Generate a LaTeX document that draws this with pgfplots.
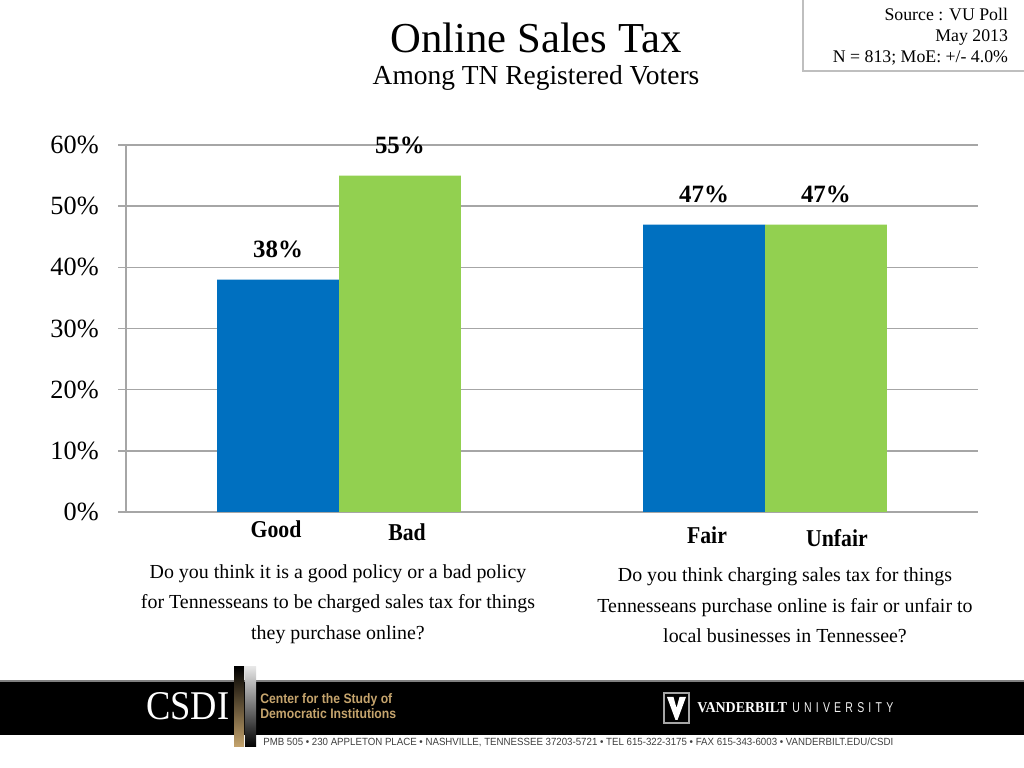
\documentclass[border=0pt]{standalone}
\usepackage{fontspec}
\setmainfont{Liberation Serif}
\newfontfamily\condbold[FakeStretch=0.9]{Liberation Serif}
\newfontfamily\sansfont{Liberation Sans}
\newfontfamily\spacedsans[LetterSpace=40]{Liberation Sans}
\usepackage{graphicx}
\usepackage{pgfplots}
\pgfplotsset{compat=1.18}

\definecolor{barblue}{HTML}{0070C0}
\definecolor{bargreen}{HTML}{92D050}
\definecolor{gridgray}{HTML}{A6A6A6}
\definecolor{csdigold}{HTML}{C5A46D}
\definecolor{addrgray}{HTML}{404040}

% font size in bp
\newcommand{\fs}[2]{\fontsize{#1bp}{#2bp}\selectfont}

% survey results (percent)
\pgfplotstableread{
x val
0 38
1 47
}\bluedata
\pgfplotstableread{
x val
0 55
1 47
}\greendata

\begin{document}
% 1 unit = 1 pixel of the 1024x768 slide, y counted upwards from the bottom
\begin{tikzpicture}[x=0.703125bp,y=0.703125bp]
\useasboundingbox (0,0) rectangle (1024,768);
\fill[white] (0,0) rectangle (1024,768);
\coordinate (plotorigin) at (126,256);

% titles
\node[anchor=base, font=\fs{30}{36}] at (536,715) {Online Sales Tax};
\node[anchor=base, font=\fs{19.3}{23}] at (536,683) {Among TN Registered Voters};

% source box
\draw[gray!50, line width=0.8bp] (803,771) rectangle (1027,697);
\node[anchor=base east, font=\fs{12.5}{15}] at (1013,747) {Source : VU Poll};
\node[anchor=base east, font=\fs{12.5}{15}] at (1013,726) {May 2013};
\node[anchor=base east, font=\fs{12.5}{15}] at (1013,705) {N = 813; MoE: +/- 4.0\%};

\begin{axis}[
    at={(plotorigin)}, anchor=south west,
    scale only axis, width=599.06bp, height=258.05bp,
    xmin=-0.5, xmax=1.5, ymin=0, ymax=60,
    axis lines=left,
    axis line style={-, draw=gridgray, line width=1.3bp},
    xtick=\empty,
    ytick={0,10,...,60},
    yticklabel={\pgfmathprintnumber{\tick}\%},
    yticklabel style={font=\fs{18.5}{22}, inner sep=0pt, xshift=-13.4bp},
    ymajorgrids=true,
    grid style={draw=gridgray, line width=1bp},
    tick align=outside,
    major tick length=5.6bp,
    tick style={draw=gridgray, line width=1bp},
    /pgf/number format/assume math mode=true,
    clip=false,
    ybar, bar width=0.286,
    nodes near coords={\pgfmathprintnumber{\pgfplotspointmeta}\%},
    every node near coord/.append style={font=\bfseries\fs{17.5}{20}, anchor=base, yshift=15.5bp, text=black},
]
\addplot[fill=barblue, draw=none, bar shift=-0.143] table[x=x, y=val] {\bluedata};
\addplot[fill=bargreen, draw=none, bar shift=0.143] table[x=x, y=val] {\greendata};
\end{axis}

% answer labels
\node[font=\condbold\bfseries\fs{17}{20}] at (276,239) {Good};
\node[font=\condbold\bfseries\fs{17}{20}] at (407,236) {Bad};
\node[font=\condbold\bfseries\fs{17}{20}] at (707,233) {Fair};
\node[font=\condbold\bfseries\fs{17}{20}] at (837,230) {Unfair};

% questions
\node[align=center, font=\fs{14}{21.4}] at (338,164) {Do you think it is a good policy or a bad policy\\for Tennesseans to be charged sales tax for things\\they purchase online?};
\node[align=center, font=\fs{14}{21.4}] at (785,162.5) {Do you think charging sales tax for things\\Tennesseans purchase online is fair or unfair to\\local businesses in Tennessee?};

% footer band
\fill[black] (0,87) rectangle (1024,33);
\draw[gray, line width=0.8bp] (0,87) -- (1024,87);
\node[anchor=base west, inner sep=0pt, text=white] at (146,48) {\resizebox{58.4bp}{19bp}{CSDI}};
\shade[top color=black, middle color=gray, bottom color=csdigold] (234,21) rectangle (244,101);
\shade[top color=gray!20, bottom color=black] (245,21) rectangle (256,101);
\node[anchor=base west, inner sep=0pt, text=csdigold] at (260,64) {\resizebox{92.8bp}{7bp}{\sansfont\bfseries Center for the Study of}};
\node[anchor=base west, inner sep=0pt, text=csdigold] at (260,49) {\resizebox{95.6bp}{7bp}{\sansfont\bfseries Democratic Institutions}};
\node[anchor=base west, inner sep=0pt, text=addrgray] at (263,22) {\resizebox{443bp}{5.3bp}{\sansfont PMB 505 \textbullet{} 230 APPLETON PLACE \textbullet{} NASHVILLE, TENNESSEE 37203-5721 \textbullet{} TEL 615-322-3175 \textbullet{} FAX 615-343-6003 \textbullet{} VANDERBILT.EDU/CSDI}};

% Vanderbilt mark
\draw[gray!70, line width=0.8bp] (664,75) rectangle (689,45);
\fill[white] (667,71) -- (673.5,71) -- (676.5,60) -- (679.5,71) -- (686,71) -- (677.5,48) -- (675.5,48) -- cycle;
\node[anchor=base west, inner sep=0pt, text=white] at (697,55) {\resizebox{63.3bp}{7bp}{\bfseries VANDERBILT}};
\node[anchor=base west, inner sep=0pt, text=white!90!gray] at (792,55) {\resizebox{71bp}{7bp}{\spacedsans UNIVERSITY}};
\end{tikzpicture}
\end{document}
•••••
**REQUIREMENTS**:
Give an exact reproduction of every line, leaving out any picture.

**WRITTEN RESPONSE**:
Generate a LaTeX document that draws this with pgfplots.
\documentclass[border=0pt]{standalone}
\usepackage{fontspec}
\setmainfont{Liberation Serif}
\newfontfamily\condbold[FakeStretch=0.9]{Liberation Serif}
\newfontfamily\sansfont{Liberation Sans}
\newfontfamily\spacedsans[LetterSpace=40]{Liberation Sans}
\usepackage{graphicx}
\usepackage{pgfplots}
\pgfplotsset{compat=1.18}

\definecolor{barblue}{HTML}{0070C0}
\definecolor{bargreen}{HTML}{92D050}
\definecolor{gridgray}{HTML}{A6A6A6}
\definecolor{csdigold}{HTML}{C5A46D}
\definecolor{addrgray}{HTML}{404040}

% font size in bp
\newcommand{\fs}[2]{\fontsize{#1bp}{#2bp}\selectfont}

% survey results (percent)
\pgfplotstableread{
x val
0 38
1 47
}\bluedata
\pgfplotstableread{
x val
0 55
1 47
}\greendata

\begin{document}
% 1 unit = 1 pixel of the 1024x768 slide, y counted upwards from the bottom
\begin{tikzpicture}[x=0.703125bp,y=0.703125bp]
\useasboundingbox (0,0) rectangle (1024,768);
\fill[white] (0,0) rectangle (1024,768);
\coordinate (plotorigin) at (126,256);

% titles
\node[anchor=base, font=\fs{30}{36}] at (536,715) {Online Sales Tax};
\node[anchor=base, font=\fs{19.3}{23}] at (536,683) {Among TN Registered Voters};

% source box
\draw[gray!50, line width=0.8bp] (803,771) rectangle (1027,697);
\node[anchor=base east, font=\fs{12.5}{15}] at (1013,747) {Source : VU Poll};
\node[anchor=base east, font=\fs{12.5}{15}] at (1013,726) {May 2013};
\node[anchor=base east, font=\fs{12.5}{15}] at (1013,705) {N = 813; MoE: +/- 4.0\%};

\begin{axis}[
    at={(plotorigin)}, anchor=south west,
    scale only axis, width=599.06bp, height=258.05bp,
    xmin=-0.5, xmax=1.5, ymin=0, ymax=60,
    axis lines=left,
    axis line style={-, draw=gridgray, line width=1.3bp},
    xtick=\empty,
    ytick={0,10,...,60},
    yticklabel={\pgfmathprintnumber{\tick}\%},
    yticklabel style={font=\fs{18.5}{22}, inner sep=0pt, xshift=-13.4bp},
    ymajorgrids=true,
    grid style={draw=gridgray, line width=1bp},
    tick align=outside,
    major tick length=5.6bp,
    tick style={draw=gridgray, line width=1bp},
    /pgf/number format/assume math mode=true,
    clip=false,
    ybar, bar width=0.286,
    nodes near coords={\pgfmathprintnumber{\pgfplotspointmeta}\%},
    every node near coord/.append style={font=\bfseries\fs{17.5}{20}, anchor=base, yshift=15.5bp, text=black},
]
\addplot[fill=barblue, draw=none, bar shift=-0.143] table[x=x, y=val] {\bluedata};
\addplot[fill=bargreen, draw=none, bar shift=0.143] table[x=x, y=val] {\greendata};
\end{axis}

% answer labels
\node[font=\condbold\bfseries\fs{17}{20}] at (276,239) {Good};
\node[font=\condbold\bfseries\fs{17}{20}] at (407,236) {Bad};
\node[font=\condbold\bfseries\fs{17}{20}] at (707,233) {Fair};
\node[font=\condbold\bfseries\fs{17}{20}] at (837,230) {Unfair};

% questions
\node[align=center, font=\fs{14}{21.4}] at (338,164) {Do you think it is a good policy or a bad policy\\for Tennesseans to be charged sales tax for things\\they purchase online?};
\node[align=center, font=\fs{14}{21.4}] at (785,162.5) {Do you think charging sales tax for things\\Tennesseans purchase online is fair or unfair to\\local businesses in Tennessee?};

% footer band
\fill[black] (0,87) rectangle (1024,33);
\draw[gray, line width=0.8bp] (0,87) -- (1024,87);
\node[anchor=base west, inner sep=0pt, text=white] at (146,48) {\resizebox{58.4bp}{19bp}{CSDI}};
\shade[top color=black, middle color=gray, bottom color=csdigold] (234,21) rectangle (244,101);
\shade[top color=gray!20, bottom color=black] (245,21) rectangle (256,101);
\node[anchor=base west, inner sep=0pt, text=csdigold] at (260,64) {\resizebox{92.8bp}{7bp}{\sansfont\bfseries Center for the Study of}};
\node[anchor=base west, inner sep=0pt, text=csdigold] at (260,49) {\resizebox{95.6bp}{7bp}{\sansfont\bfseries Democratic Institutions}};
\node[anchor=base west, inner sep=0pt, text=addrgray] at (263,22) {\resizebox{443bp}{5.3bp}{\sansfont PMB 505 \textbullet{} 230 APPLETON PLACE \textbullet{} NASHVILLE, TENNESSEE 37203-5721 \textbullet{} TEL 615-322-3175 \textbullet{} FAX 615-343-6003 \textbullet{} VANDERBILT.EDU/CSDI}};

% Vanderbilt mark
\draw[gray!70, line width=0.8bp] (664,75) rectangle (689,45);
\fill[white] (667,71) -- (673.5,71) -- (676.5,60) -- (679.5,71) -- (686,71) -- (677.5,48) -- (675.5,48) -- cycle;
\node[anchor=base west, inner sep=0pt, text=white] at (697,55) {\resizebox{63.3bp}{7bp}{\bfseries VANDERBILT}};
\node[anchor=base west, inner sep=0pt, text=white!90!gray] at (792,55) {\resizebox{71bp}{7bp}{\spacedsans UNIVERSITY}};
\end{tikzpicture}
\end{document}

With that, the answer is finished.